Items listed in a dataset
• • • •
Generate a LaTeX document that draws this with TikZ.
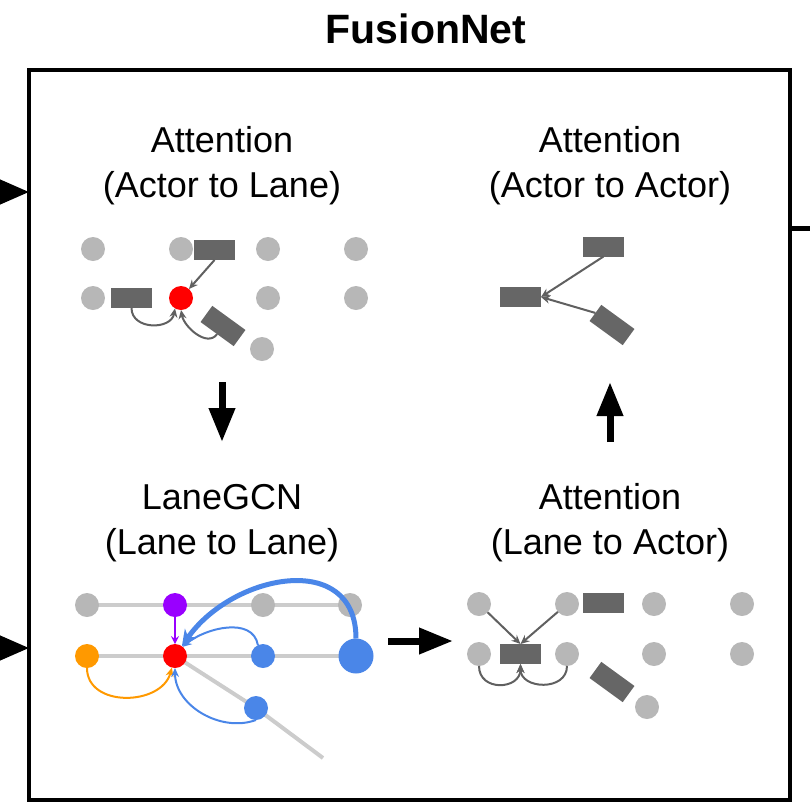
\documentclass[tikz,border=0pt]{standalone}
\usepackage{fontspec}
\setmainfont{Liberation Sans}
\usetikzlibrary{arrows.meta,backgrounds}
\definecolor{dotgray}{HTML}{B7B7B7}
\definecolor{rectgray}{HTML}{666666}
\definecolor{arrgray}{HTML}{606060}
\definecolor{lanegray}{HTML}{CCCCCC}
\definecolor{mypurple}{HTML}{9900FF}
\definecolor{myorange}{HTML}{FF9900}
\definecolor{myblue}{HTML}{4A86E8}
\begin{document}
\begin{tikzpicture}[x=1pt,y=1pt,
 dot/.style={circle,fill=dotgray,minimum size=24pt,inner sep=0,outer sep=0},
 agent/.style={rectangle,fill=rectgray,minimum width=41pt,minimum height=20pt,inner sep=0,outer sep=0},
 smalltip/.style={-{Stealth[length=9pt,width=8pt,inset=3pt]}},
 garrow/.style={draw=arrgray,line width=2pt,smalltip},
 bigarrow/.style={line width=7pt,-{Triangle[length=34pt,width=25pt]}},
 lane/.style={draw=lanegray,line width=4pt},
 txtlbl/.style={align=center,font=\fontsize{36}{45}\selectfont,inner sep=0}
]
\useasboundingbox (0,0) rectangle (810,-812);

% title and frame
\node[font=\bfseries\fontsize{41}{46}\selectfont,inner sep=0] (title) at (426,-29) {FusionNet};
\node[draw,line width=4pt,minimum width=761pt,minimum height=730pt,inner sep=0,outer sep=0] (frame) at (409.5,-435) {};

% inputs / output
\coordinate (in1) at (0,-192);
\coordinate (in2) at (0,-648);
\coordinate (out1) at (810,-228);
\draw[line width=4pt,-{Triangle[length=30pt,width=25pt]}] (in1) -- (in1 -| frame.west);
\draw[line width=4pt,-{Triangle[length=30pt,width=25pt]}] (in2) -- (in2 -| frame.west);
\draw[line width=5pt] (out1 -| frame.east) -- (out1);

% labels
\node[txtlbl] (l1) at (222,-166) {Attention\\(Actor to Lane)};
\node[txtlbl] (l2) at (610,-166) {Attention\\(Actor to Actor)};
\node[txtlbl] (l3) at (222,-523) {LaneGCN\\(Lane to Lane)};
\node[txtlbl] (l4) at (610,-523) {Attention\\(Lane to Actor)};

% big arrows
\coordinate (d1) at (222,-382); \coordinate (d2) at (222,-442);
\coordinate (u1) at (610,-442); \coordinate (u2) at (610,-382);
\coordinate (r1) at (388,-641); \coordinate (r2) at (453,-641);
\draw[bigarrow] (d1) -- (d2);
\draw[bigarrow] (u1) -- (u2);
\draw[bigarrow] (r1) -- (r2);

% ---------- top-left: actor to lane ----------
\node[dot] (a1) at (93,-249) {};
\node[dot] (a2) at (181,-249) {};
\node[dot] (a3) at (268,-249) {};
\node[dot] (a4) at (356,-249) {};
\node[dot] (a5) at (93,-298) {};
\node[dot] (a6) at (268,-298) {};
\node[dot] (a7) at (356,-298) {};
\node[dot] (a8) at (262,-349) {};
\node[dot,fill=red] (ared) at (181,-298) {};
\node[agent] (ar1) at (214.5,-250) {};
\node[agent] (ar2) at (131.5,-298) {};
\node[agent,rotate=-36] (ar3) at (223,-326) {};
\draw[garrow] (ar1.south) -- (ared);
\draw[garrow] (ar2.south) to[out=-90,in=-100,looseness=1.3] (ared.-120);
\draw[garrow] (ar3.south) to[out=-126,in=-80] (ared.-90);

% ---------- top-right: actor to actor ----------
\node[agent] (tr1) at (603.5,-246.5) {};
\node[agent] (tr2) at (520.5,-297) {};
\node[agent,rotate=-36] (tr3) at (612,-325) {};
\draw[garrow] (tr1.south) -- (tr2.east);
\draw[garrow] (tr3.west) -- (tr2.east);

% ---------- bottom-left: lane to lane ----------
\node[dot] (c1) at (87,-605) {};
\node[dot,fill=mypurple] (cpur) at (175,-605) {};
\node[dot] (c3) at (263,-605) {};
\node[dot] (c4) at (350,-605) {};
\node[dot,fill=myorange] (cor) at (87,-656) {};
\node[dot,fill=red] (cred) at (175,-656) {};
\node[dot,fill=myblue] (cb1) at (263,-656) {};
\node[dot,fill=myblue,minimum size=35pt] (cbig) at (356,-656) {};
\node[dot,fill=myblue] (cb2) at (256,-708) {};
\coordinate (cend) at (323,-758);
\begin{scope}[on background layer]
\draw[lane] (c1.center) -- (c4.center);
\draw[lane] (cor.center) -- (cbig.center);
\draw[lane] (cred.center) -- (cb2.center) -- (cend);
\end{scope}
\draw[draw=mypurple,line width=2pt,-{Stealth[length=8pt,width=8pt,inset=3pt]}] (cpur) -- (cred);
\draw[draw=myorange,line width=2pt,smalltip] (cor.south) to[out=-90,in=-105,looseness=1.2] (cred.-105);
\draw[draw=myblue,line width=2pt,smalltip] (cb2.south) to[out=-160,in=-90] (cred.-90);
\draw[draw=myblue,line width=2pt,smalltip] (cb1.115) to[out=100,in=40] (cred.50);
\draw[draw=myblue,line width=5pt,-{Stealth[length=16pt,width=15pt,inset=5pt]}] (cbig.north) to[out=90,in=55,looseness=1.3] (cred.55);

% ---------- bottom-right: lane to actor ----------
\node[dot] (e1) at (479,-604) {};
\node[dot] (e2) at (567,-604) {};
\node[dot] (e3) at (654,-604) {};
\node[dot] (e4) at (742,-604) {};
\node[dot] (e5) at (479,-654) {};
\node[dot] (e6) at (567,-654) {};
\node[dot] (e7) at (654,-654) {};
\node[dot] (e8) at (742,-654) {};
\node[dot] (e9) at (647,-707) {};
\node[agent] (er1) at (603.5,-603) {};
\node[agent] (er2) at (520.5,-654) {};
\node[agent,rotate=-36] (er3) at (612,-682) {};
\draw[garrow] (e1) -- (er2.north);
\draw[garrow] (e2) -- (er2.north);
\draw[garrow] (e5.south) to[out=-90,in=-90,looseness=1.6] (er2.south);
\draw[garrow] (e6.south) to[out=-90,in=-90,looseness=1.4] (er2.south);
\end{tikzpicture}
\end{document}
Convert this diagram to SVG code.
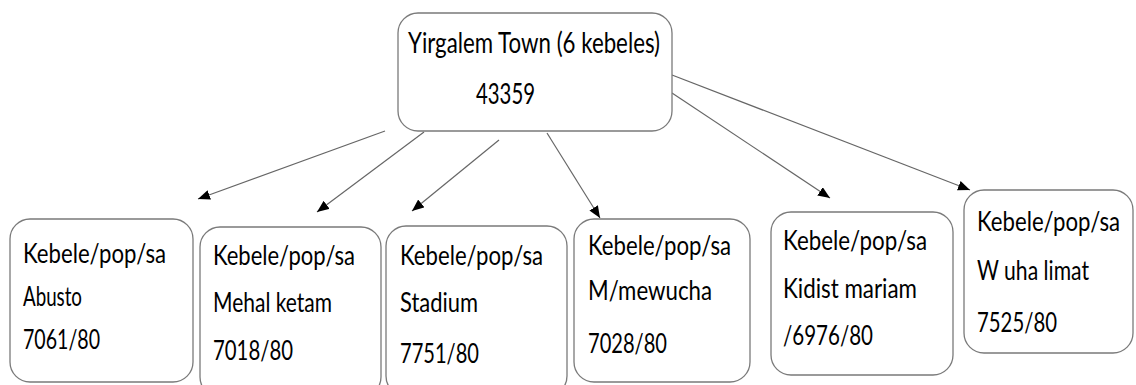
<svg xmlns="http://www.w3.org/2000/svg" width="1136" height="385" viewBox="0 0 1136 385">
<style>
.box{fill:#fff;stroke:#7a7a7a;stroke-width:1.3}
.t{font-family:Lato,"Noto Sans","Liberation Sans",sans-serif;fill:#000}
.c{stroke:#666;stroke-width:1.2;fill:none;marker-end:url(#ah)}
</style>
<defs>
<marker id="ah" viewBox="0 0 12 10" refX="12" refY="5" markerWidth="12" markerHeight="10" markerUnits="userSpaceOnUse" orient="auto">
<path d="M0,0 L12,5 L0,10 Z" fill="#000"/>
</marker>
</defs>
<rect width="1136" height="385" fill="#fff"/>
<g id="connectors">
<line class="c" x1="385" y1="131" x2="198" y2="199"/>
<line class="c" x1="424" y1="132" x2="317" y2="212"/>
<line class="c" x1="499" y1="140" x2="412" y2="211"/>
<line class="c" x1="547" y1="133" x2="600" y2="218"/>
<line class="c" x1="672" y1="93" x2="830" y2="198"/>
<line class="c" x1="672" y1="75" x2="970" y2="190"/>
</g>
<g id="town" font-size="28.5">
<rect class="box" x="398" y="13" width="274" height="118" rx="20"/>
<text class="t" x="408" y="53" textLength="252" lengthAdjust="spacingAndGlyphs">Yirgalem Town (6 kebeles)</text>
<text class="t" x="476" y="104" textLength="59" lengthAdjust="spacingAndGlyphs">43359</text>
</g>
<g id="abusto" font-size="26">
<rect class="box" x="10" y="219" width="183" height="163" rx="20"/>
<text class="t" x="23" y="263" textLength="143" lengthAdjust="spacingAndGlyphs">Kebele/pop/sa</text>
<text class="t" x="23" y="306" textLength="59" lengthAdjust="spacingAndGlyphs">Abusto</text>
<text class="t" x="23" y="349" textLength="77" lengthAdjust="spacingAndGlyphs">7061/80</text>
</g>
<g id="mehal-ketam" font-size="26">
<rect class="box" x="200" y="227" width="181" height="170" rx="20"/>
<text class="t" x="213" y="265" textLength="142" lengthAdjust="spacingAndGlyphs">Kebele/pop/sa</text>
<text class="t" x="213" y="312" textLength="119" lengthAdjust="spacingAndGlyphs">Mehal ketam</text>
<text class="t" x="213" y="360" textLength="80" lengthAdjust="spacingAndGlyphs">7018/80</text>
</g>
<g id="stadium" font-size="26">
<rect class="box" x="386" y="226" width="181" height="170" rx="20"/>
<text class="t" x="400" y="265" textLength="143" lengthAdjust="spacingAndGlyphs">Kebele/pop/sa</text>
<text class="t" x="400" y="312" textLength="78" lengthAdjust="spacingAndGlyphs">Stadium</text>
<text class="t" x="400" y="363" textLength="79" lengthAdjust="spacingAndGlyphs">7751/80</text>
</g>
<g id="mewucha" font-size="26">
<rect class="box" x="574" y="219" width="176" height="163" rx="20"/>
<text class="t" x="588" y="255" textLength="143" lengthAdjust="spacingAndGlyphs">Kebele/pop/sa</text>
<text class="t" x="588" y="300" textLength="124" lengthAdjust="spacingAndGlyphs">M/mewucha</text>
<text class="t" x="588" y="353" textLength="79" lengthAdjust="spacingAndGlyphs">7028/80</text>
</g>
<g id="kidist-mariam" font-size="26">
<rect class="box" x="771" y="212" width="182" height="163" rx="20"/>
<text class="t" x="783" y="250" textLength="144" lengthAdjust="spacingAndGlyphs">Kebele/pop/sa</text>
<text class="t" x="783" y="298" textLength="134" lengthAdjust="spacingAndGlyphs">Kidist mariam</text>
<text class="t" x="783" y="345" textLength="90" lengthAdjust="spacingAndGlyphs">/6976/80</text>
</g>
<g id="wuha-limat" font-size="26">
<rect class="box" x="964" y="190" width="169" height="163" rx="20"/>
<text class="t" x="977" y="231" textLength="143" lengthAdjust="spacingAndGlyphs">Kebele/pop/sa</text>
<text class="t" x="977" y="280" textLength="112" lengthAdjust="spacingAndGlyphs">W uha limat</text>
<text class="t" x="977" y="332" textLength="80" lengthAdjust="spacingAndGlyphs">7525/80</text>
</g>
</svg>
• • • •
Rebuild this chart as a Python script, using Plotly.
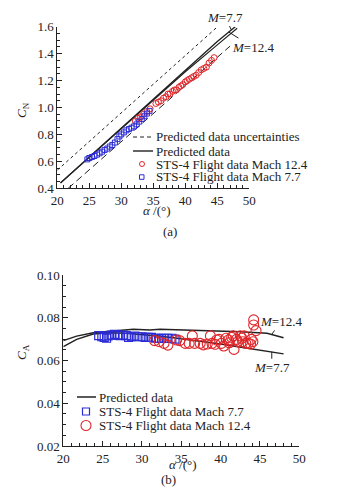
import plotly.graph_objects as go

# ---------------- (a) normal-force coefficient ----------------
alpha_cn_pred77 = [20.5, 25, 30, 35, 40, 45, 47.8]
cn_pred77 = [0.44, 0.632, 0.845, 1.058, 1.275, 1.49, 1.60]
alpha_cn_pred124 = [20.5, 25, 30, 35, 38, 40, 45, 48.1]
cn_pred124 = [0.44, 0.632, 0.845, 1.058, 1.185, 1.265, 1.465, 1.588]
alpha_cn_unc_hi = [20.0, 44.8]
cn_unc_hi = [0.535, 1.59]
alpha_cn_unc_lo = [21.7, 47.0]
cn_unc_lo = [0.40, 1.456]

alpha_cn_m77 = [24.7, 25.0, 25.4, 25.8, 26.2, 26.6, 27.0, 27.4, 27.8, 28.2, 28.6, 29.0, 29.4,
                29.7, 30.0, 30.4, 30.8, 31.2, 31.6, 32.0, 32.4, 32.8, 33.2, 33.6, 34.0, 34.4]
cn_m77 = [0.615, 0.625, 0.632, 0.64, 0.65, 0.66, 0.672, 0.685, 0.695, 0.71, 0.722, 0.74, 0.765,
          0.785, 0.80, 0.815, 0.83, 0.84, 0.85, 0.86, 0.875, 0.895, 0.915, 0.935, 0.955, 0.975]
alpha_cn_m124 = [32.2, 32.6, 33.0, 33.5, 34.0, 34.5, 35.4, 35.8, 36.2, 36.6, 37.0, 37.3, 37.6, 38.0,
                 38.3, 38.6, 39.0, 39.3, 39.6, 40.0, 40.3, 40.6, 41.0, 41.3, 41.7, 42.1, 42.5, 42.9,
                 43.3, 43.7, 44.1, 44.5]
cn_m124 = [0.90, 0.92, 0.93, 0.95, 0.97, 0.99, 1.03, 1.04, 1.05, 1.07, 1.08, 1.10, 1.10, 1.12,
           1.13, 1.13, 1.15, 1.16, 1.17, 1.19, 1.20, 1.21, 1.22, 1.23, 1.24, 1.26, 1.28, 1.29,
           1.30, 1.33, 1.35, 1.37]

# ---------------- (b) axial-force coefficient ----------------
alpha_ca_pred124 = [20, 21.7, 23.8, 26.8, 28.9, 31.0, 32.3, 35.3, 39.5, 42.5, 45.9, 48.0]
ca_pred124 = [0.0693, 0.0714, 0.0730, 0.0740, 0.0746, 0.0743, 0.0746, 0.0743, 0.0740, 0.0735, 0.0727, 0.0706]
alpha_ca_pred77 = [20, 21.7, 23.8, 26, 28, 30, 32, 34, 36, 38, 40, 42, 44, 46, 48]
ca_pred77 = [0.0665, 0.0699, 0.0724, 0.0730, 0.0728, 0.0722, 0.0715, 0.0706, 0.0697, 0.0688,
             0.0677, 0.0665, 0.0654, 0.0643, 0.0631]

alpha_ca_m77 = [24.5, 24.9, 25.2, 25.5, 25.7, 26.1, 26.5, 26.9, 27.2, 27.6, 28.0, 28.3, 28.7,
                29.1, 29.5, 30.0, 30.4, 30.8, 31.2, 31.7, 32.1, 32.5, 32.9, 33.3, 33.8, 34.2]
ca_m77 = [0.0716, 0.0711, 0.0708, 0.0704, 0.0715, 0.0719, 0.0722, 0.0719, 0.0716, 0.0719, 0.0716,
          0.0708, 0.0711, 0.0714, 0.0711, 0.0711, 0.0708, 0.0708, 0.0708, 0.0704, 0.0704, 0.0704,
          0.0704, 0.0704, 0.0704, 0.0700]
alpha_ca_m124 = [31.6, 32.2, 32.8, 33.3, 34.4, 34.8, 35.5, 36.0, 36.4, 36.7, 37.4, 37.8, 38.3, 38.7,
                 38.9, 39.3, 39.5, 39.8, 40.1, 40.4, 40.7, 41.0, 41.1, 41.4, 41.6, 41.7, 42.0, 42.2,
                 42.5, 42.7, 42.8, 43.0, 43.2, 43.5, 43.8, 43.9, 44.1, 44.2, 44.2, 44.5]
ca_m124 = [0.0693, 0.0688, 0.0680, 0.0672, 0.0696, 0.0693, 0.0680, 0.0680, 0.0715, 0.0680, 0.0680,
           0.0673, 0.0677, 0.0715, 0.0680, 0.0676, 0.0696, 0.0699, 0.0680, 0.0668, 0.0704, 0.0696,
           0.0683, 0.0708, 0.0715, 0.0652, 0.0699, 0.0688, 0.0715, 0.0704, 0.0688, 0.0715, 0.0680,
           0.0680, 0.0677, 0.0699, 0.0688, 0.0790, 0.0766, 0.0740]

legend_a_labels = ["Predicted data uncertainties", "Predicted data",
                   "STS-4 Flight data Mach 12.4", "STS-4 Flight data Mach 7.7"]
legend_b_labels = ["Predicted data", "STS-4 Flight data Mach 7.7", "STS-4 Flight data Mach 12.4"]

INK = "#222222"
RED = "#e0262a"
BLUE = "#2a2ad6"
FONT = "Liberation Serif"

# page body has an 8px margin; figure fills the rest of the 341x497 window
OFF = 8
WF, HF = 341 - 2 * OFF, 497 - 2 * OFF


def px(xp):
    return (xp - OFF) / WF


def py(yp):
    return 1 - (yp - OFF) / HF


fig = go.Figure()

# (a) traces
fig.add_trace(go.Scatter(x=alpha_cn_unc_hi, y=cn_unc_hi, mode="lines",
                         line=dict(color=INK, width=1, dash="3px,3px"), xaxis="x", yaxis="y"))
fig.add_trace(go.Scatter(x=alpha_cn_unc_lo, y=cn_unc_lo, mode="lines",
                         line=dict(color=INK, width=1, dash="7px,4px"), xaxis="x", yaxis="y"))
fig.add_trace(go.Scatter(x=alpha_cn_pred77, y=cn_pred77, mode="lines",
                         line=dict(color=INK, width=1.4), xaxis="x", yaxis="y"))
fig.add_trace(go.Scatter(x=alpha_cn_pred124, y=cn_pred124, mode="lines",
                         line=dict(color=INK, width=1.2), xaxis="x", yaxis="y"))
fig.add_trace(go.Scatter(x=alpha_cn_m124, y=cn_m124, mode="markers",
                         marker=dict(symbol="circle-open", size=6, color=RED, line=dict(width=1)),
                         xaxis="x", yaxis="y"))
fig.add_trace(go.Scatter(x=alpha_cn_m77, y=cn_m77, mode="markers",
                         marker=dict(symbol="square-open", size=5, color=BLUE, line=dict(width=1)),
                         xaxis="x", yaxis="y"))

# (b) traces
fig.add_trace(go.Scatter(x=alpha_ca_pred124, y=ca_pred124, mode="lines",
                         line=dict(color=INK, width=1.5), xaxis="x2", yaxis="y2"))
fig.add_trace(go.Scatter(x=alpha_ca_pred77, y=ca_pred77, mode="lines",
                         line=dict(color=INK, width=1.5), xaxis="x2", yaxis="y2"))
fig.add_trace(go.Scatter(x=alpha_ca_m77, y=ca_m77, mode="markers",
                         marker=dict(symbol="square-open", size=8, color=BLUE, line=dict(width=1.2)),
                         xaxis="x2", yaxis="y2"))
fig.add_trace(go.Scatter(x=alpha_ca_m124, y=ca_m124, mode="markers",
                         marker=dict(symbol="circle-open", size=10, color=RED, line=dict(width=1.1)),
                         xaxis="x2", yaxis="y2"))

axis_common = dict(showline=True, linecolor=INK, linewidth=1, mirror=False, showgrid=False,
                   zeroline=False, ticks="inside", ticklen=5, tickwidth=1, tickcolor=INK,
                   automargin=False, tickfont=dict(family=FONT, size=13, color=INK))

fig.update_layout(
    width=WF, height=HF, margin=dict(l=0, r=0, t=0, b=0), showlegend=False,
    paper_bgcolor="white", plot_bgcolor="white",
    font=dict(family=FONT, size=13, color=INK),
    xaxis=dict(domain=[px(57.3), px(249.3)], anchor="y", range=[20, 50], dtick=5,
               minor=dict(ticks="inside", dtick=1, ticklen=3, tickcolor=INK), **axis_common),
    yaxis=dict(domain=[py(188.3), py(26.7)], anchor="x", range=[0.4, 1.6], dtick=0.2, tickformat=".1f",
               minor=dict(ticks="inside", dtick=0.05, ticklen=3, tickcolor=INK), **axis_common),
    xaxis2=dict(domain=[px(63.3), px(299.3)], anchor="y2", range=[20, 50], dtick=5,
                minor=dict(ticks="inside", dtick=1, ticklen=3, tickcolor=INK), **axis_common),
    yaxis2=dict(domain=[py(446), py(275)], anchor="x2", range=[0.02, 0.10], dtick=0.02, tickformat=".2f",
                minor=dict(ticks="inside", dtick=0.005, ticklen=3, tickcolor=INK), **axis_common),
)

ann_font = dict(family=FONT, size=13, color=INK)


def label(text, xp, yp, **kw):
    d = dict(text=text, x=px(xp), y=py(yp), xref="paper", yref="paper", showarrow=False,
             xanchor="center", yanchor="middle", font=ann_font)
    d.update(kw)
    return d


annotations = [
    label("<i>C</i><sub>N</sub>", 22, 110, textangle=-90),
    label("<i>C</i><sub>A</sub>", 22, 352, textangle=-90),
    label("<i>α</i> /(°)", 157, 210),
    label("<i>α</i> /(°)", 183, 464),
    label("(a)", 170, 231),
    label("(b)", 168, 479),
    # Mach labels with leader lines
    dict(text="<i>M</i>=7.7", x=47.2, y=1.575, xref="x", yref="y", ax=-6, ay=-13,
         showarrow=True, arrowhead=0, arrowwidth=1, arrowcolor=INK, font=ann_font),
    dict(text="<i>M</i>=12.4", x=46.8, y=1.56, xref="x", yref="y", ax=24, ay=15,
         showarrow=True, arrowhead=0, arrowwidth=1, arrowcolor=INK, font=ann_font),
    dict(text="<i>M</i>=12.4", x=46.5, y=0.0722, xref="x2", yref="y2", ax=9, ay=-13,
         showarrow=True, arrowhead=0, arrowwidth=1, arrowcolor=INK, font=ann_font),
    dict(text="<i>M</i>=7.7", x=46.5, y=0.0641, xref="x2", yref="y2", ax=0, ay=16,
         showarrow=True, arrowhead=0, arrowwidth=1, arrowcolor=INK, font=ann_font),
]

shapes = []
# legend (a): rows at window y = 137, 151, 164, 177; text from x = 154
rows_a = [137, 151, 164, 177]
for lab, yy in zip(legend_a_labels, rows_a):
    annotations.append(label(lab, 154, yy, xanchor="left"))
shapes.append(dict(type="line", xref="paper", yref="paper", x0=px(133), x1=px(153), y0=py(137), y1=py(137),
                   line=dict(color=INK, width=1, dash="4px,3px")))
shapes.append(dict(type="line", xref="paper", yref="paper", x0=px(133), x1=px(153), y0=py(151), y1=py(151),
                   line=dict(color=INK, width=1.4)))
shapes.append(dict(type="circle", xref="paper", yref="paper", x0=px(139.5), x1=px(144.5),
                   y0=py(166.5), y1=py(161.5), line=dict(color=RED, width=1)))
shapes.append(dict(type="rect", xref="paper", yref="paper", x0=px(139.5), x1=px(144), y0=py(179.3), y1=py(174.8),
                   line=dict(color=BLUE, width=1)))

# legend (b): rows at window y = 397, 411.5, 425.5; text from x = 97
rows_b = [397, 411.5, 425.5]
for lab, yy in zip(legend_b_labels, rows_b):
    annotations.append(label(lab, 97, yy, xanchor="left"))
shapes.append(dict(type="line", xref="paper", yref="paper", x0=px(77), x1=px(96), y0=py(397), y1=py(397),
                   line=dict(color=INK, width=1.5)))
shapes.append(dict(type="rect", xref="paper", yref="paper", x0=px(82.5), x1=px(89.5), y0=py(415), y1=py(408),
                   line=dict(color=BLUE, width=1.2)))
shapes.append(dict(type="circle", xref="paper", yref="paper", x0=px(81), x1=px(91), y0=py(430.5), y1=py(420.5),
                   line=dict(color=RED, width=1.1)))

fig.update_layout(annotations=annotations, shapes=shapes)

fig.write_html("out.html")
• • • •
## Set problem
Search the material above for "with". Pull out each line where it shows up.

## Reply to the exercise
Generate a LaTeX document that draws this with TikZ.
    # Mach labels with leader lines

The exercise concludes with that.